Brain swelling is not commonly observed in neurosurgical procedures immediately after craniotomy, which makes the mechanism of decompression questionable. One of the possible reasons for absence of decompressive brain swelling in neurosurgical operations is the slow, gradual change of pressure during craniotomy, as opposed to the sudden and abrupt change of pressure in cases of brain evisceration, especially taking into consideration the fact that the normal, physiological intracranial pressure is relatively low. At the beginning of the surgery, all of the conditions are strictly controlled by physicians who use appropriate therapy and place the patient’s head in appropriate position. However, we found several papers describing brain swelling shortly after craniotomy which might (at least partially) be attributed to decompression during craniotomy [18, 19]. Nevertheless, if blunt force acts on a living person, further pressuring the head and additionally increasing intracranial pressure, at the moment when the skull breaks the level of decompression might be even higher and brain swelling more obvious and possibly diffuse, rather than focal.

The current study suggests that focal or diffuse brain swelling in cases of brain evisceration due to catastrophic craniocerebral trauma likely represents a biomechanical reaction (i.e. decompression) as the result of a sudden decrease in intracranial pressure.
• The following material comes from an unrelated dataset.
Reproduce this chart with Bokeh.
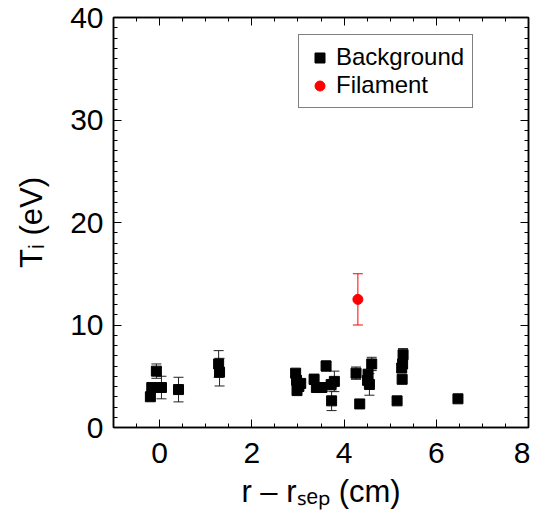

The rapidity of death, together with marked absence of microscopic signs of edema, suggests that this is not a form of biological response to injury, but rather a pure physical phenomenon, strictly in a living person. In such cases, the occurrence of brain swelling and parenchymal microbleeding should be considered vital reactions, meaning that the victim was alive when craniocerebral injury was inflicted, especially in cases with concurrent causes of death due to multiple region injuries.

Key points

  1. 1.

    Focal or diffuse brain swelling is common in cases of brain evisceration due to catastrophic craniocerebral injury.

  2. 2.

    Brain swelling in cases of brain evisceration likely represents a biomechanical reaction (i.e. decompression) due to a sudden decrease in intracranial pressure, with or without reactive vasodilatation.

  3. 3.

    Macroscopic brain swelling in cases of brain evisceration is not accompanied by microscopic signs of brain edema.

  4. 4.

    Macroscopic brain swelling in cases of brain evisceration may be considered a vital reaction, together with other signs of vitality, such as brain parenchymal microbleeding and blood aspiration.